Quality of life, substance use and mental health among the incarcerated
On behalf of the Ministry of Justice and Public Security, PriSUD is carrying out a research project that will provide updated knowledge about incarcerated individual’s quality of life and health status. The study aims to improve the foundation of the department's assessment of whether the service offerings align with the needs of those in prison and in the community.
What we hope to achieve:
The overall aim of the research project is to describe quality of life and to provide knowledge about the prevalence of substance use and mental health problems among incarcerated individuals. The results of the research project will provide more knowledge about these individuals' overall needs and whether current service provision meets their real needs. It is expected that the results of the research project will lead to several clinical and practical implications.
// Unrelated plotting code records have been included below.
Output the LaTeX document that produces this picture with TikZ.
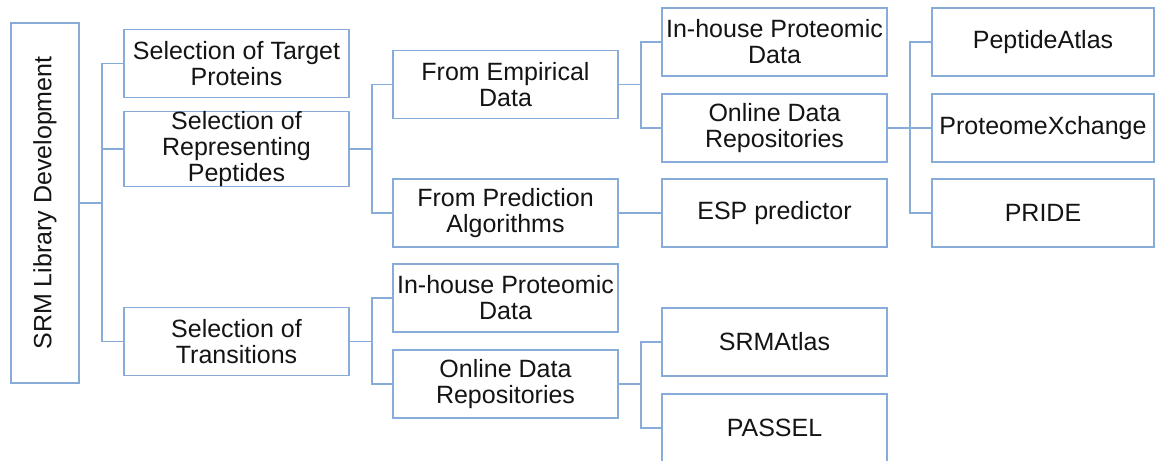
\documentclass[tikz,border=0pt]{standalone}
\usepackage{fontspec}
\setmainfont{Liberation Sans}
\definecolor{edgeblue}{RGB}{135,172,218}
\definecolor{ink}{RGB}{20,20,20}
\begin{document}
\begin{tikzpicture}[x=1pt,y=-1pt,
  box/.style={draw=edgeblue, line width=1.5pt, fill=white, inner sep=0pt,
    minimum width=225pt, minimum height=68pt, align=center, text=ink,
    font=\fontsize{25}{26}\selectfont},
  wide/.style={box, minimum width=222pt},
  link/.style={draw=edgeblue, line width=1.5pt}]
\useasboundingbox (0,0) rectangle (1155,460);
\clip (0,0) rectangle (1155,460);

% root
\node[box, minimum width=68pt, minimum height=360pt] (root) at (45,203) {};
\node[rotate=90, text=ink, font=\fontsize{25}{26}\selectfont] (rootlabel) at (root.center) {SRM Library Development};

% first level
\node[box] (target) at (236.5,63.5) {Selection of Target\\Proteins};
\node[box] (peptides) at (236.5,149) {Selection of\\Representing\\Peptides};
\node[box] (transitions) at (236.5,341.5) {Selection of\\Transitions};

% second level
\node[box] (empirical) at (505.5,84.5) {From Empirical\\Data};
\node[box] (prediction) at (505.5,213) {From Prediction\\Algorithms};
\node[box] (inhouseB) at (505.5,298) {In-house Proteomic\\Data};
\node[box] (onlineB) at (505.5,384) {Online Data\\Repositories};

% third level
\node[box] (inhouseA) at (774.5,42) {In-house Proteomic\\Data};
\node[box] (onlineA) at (774.5,128) {Online Data\\Repositories};
\node[box] (esp) at (774.5,213) {ESP predictor};
\node[box] (srmatlas) at (774.5,342) {SRMAtlas};
\node[box] (passel) at (774.5,428) {PASSEL};

% fourth level
\node[wide] (peptideatlas) at (1043,42) {PeptideAtlas};
\node[wide] (pxchange) at (1043,128) {ProteomeXchange};
\node[wide] (pride) at (1043,213) {PRIDE};

% elbow connectors
\foreach \p/\c in {root/target, root/peptides, root/transitions,
                   peptides/empirical, peptides/prediction,
                   transitions/inhouseB, transitions/onlineB,
                   empirical/inhouseA, empirical/onlineA,
                   prediction/esp,
                   onlineB/srmatlas, onlineB/passel,
                   onlineA/peptideatlas, onlineA/pxchange, onlineA/pride}
  \draw[link] (\p.east) -- ++(22,0) |- (\c.west);
\end{tikzpicture}
\end{document}
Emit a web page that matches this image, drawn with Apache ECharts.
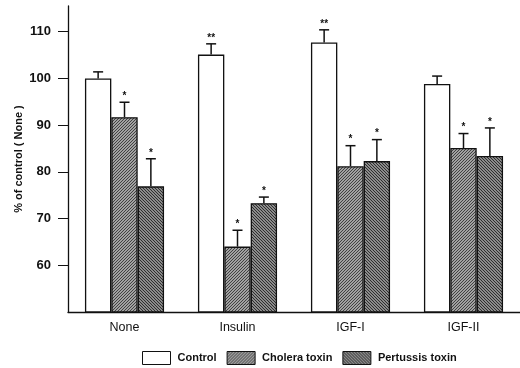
<!DOCTYPE html>
<html><head><meta charset="utf-8">
<script src="https://cdn.jsdelivr.net/npm/echarts@6/dist/echarts.min.js"></script>
<style>html,body{margin:0;padding:0;background:#fff}#c{width:520px;height:368px}</style>
</head><body><div id="c"></div>
<script>
const categories = ['None', 'Insulin', 'IGF-I', 'IGF-II'];
const seriesNames = ['Control', 'Cholera toxin', 'Pertussis toxin'];
const control = [100, 105.1, 107.7, 98.8];
const controlErr = [101.4, 107.4, 110.4, 100.5];
const cholera = [91.7, 64.0, 81.2, 85.1];
const choleraErr = [94.9, 67.5, 85.6, 88.2];
const pertussis = [76.9, 73.3, 82.3, 83.4];
const pertussisErr = [82.8, 74.6, 86.9, 89.4];
const controlMark = ['', '**', '**', ''];
const choleraMark = ['*', '*', '*', '*'];
const pertussisMark = ['*', '*', '*', '*'];
const yTicks = [60, 70, 80, 90, 100, 110];

function hatch(dir, bg, fg, step, lw) {
  const c = document.createElement('canvas');
  c.width = step; c.height = step;
  const g = c.getContext('2d');
  g.fillStyle = bg; g.fillRect(0, 0, step, step);
  g.strokeStyle = fg; g.lineWidth = lw;
  g.beginPath();
  if (dir === '/') {
    g.moveTo(-1, 1); g.lineTo(1, -1);
    g.moveTo(0, step); g.lineTo(step, 0);
    g.moveTo(step - 1, step + 1); g.lineTo(step + 1, step - 1);
  } else {
    g.moveTo(-1, step - 1); g.lineTo(1, step + 1);
    g.moveTo(0, 0); g.lineTo(step, step);
    g.moveTo(step - 1, -1); g.lineTo(step + 1, 1);
  }
  g.stroke();
  return c;
}
const cholPat = { image: hatch('/', '#cccccc', '#3a3a3a', 3, 1.1), repeat: 'repeat' };
const pertPat = { image: hatch('\\', '#b8b8b8', '#2a2a2a', 3, 1.2), repeat: 'repeat' };

const fills = ['#ffffff', cholPat, pertPat];
const vals = [control, cholera, pertussis];
const errs = [controlErr, choleraErr, pertussisErr];
const marks = [controlMark, choleraMark, pertussisMark];
const GAP = 0.3;
const FONT = '"Liberation Sans", Arial, sans-serif';

const series = [];
for (let s = 0; s < 3; s++) {
  series.push({
    type: 'bar', name: seriesNames[s], data: vals[s],
    barGap: '0%', barCategoryGap: '30%',
    itemStyle: { color: fills[s], borderColor: '#111', borderWidth: 1.3 },
    z: 2
  });
}
for (let s = 0; s < 3; s++) {
  const data = categories.map((c, i) => [i, vals[s][i], errs[s][i], marks[s][i]]);
  series.push({
    type: 'custom', name: 'err' + s, data: data, z: 3, silent: true,
    renderItem: (function (idx) {
      return function (params, api) {
        const ci = api.value(0);
        const cx0 = api.coord([ci, 0])[0];
        const bw = api.size([1, 0])[0] * (1 - GAP) / 3;
        const cx = cx0 + (idx - 1) * bw;
        const yBar = api.coord([ci, api.value(1)])[1];
        const yTop = api.coord([ci, api.value(2)])[1];
        const mark = data[params.dataIndex][3];
        const st = { stroke: '#111', lineWidth: 1.5 };
        const ch = [
          { type: 'line', shape: { x1: cx, y1: yBar, x2: cx, y2: yTop }, style: st },
          { type: 'line', shape: { x1: cx - 5, y1: yTop, x2: cx + 5, y2: yTop }, style: st }
        ];
        if (mark) {
          ch.push({ type: 'text', style: { text: mark, x: cx, y: yTop - 6, align: 'center', verticalAlign: 'middle',
            font: 'bold 10px ' + FONT, fill: '#111' } });
        }
        return { type: 'group', children: ch };
      };
    })(s)
  });
}

const chart = echarts.init(document.getElementById('c'), null, { renderer: 'canvas' });
chart.setOption({
  animation: false,
  backgroundColor: '#fff',
  grid: { left: 68, top: 6, width: 456, height: 306 },
  legend: {
    data: seriesNames, left: 142, top: 351, itemWidth: 28, itemHeight: 13, itemGap: 10,
    icon: 'rect', padding: 0,
    itemStyle: { borderColor: '#111', borderWidth: 1 },
    textStyle: { fontFamily: FONT, fontSize: 11, fontWeight: 'bold', color: '#111', padding: [0, 0, 0, 2] }
  },
  xAxis: {
    type: 'category', data: categories,
    axisLine: { lineStyle: { color: '#111', width: 1.3 } },
    axisTick: { show: false },
    axisLabel: { margin: 9, fontSize: 12.5, color: '#111', fontFamily: FONT }
  },
  yAxis: {
    type: 'value', min: 50, max: 115.5,
    name: '% of control ( None )', nameLocation: 'middle', nameGap: 44, nameRotate: 90,
    nameMoveOverlap: false,
    nameTextStyle: { fontSize: 11, fontWeight: 'bold', color: '#111', fontFamily: FONT, padding: [0, 0, 0, 0] },
    splitLine: { show: false },
    axisLine: { show: true, lineStyle: { color: '#111', width: 1.3 } },
    axisTick: { show: true, length: 10, customValues: yTicks, lineStyle: { color: '#111' } },
    axisLabel: { customValues: yTicks, margin: 17, fontSize: 13, fontWeight: 'bold', color: '#111', fontFamily: FONT }
  },
  series: series
});
</script></body></html>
The project is divided into three work packages:
1. Substance use and mental health.
We will map the occurrence of substance abuse and other mental disorders before and after incarceration, as well as looking at the development over time. We will also examine mortality and causes of death.
2. Quality of life
We will examine incarcerated individual's quality of life, including housing, finances, education level, and employment before, during, and after incarceration. We use national registries for this part of the research. We will have a particular focus on what may be relevant for the likelihood of recidivism.
3. Service needs and service provision.
Through an anonymous questionnaire, we will map the needs for and availability of various services before and after incarceration. The survey has been developed in close collaboration with the user organization WayBack, and anyone with experience serving a criminal sentence is welcome to participate.
In work packages 1 and 2, we use national registry data. These are data that cover all sentences (prison and community) in Norway from 2010 to 2022, which are then linked with the Norwegian Patient Registry, social welfare data from Statistics Norway, and the Cause of Death Registry. These are very large and sensitive datasets, all of which are stored and processed in the University of Oslo secure storage services for sensitive data (TSD). The linkages are made in such a way that anonymity is maintained.
The project's final work package is of particular interest to the Correctional Services and the Ministry. In close collaboration with WayBack, we have created a questionnaire in which we aim to ascertain the extent to which treatment, support, and follow-up services during their sentence meet the convicted individuals' actual needs. We are not asking which services are available, but rather the extent to which the individuals themselves feel that their needs have been met, both during and after their sentence. We are also interested in whether the respondents know about provided services and other support and whether they choose to use these.
There is a significant accumulation of quality of life problems among inmates. We know that approximately half of all inmates have a substance use disorder when they enter prison, and a large proportion also have mental and physical illnesses. After release from prison, former inmates have a particular risk of overall mortality, especially overdose mortality. Inmates with previous substance use problems are more likely to relapse into substance use and criminality after release, and many face difficulties in reintegrating into work or education. A national survey of substance use, health, and overall well being may be an important part of identifying at-risk groups among incarcerated individuals in prisons and probation services, thereby helping to tailor interventions correctly.
On the other hand, there is little knowledge about those who are serving sentences outside of prison in the community. The proportion of this type of sentence has increased considerably over the past 10 years as more and more types of offenses have been made eligible. In order to be considered for this type of sentence, the convicted person must meet certain criteria. It is therefore expected that those who serve sentences in society are generally healthier and have fewer disadvantages than the population serving time in prison, but this has not been adequately researched. This project will provide knowledge about different groups serving sentences, which will shed light on the changing challenges over the past 13 years. The study will also contribute to a better foundation of knowledge for assessing whether the services offered are relevant and adequate for the target population.